§ **The problem**: Extract all lines from the data beneath that include the word "document".

§ **Data supplied**:
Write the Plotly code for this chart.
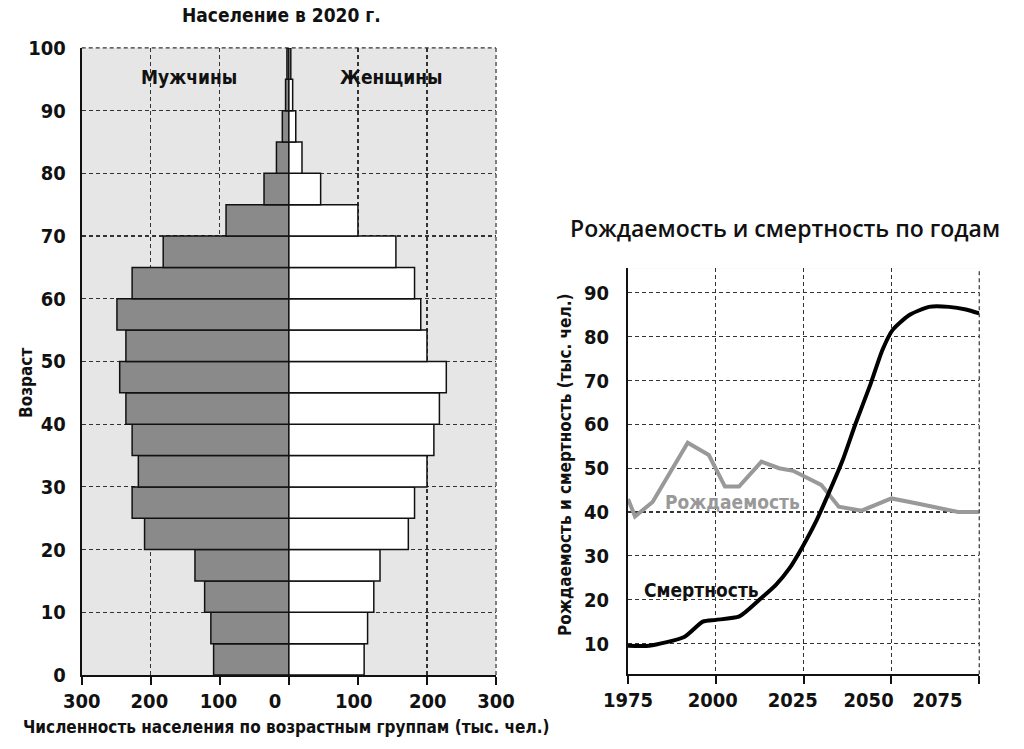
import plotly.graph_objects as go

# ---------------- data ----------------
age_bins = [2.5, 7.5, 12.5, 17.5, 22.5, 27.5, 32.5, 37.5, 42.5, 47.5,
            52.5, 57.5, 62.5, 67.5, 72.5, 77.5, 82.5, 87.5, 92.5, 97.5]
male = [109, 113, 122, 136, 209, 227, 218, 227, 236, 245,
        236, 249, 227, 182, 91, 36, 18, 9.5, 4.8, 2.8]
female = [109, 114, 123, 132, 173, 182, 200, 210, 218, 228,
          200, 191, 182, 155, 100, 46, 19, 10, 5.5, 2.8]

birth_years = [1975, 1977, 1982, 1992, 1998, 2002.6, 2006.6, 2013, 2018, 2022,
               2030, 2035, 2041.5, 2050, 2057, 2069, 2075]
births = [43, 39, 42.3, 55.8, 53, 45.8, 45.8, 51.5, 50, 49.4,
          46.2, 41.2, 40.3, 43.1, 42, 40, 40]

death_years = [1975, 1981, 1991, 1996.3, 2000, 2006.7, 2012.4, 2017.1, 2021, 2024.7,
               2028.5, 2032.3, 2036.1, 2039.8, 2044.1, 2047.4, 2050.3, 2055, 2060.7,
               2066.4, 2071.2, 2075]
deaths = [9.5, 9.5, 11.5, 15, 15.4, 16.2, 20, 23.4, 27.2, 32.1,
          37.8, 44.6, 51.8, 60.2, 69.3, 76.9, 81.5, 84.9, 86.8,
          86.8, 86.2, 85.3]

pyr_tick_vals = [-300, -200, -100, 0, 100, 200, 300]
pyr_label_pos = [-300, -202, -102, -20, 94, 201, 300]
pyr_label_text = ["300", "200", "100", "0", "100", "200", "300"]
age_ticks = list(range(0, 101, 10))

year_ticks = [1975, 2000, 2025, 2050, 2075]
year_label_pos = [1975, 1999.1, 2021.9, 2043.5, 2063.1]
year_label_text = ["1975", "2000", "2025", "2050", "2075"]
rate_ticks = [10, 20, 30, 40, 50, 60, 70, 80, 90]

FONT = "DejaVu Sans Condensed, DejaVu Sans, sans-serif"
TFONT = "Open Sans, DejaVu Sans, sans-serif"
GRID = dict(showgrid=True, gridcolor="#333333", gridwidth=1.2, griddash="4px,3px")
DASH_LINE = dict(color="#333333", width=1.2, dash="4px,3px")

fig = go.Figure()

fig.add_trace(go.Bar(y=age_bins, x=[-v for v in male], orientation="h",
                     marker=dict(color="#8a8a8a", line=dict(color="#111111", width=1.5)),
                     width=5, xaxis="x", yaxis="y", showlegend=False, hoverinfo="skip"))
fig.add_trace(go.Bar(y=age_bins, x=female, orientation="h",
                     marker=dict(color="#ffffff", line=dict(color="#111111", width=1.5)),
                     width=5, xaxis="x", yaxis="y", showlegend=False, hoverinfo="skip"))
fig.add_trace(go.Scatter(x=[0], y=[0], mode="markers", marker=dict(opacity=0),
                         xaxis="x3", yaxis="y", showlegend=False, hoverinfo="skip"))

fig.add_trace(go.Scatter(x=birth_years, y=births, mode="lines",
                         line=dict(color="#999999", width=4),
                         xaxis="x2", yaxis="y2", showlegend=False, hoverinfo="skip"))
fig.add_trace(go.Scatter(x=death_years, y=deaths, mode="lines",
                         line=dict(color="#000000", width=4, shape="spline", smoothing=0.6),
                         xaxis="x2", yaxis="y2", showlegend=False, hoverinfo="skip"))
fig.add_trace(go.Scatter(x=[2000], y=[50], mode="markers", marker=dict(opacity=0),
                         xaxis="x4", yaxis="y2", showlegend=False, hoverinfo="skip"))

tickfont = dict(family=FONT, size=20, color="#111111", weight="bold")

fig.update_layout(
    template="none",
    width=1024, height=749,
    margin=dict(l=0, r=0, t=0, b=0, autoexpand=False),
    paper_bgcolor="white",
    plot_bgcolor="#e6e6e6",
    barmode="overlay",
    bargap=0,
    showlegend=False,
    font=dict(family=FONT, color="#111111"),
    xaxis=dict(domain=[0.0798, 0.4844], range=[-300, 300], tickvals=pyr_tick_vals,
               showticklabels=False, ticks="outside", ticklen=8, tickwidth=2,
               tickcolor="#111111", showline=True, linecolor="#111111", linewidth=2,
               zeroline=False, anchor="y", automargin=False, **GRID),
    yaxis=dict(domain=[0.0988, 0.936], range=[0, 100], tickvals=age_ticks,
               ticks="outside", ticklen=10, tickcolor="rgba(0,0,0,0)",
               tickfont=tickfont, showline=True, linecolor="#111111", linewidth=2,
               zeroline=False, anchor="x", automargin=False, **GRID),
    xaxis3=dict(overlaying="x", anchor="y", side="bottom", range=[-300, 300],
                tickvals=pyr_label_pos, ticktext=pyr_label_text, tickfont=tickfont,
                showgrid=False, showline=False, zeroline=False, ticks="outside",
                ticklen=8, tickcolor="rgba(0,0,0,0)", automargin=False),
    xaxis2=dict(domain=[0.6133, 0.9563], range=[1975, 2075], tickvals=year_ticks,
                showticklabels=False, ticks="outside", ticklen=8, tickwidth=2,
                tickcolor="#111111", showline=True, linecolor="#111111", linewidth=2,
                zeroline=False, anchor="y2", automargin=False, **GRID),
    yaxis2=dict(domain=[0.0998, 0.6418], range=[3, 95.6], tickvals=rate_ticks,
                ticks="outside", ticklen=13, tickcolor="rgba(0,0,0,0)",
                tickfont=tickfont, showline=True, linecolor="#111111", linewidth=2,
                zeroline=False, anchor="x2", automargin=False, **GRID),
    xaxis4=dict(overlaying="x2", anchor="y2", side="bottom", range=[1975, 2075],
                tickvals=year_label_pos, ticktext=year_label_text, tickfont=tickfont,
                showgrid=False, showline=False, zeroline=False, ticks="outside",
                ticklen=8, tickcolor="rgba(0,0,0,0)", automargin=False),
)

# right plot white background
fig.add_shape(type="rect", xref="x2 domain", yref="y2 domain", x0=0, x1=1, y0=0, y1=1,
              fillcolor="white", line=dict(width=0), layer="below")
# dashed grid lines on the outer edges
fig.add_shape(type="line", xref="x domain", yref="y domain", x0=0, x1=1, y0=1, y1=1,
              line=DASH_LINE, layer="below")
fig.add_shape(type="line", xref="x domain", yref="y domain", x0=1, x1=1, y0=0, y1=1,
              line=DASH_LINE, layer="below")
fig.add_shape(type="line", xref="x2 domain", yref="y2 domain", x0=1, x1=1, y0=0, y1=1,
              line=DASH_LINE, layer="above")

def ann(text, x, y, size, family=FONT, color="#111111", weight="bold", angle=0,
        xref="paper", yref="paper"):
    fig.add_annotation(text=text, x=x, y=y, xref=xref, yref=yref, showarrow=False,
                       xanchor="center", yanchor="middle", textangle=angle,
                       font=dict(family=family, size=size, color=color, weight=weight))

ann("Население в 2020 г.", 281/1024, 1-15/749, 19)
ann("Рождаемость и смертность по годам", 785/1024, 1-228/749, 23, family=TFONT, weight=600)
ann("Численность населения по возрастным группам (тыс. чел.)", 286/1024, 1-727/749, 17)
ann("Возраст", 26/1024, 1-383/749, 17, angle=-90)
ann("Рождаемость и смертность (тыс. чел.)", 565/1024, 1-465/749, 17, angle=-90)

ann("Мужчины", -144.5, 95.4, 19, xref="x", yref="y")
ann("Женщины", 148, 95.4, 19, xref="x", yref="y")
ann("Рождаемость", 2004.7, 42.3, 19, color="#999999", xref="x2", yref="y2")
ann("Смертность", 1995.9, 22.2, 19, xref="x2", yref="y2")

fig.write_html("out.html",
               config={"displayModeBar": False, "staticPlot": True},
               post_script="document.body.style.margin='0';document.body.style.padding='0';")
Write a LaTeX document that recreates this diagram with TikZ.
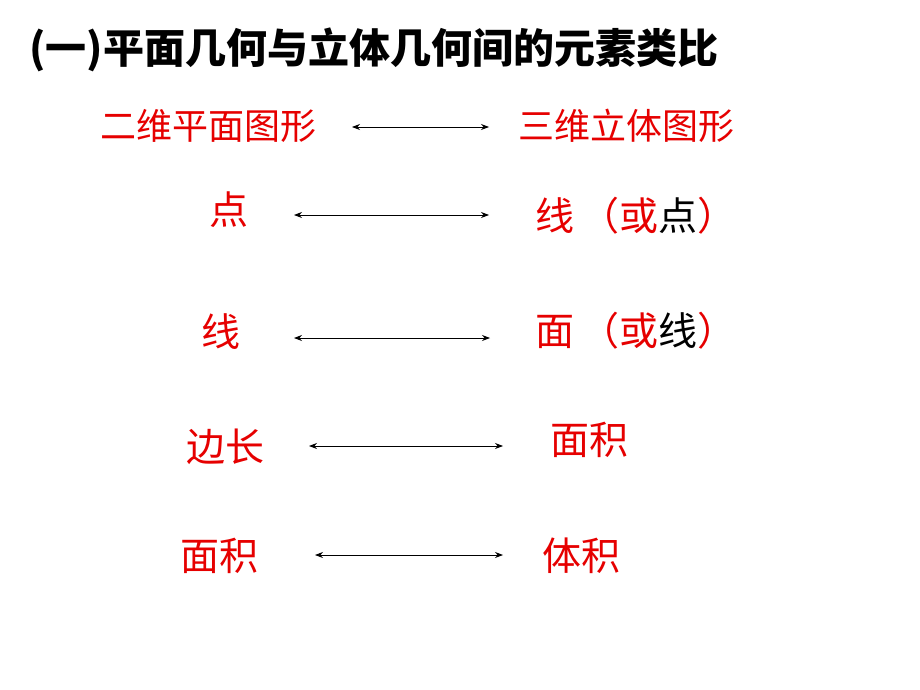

§ **Exercise result**:
               post_script="document.body.style.margin='0';document.body.style.padding='0';")
Write a LaTeX document that recreates this diagram with TikZ.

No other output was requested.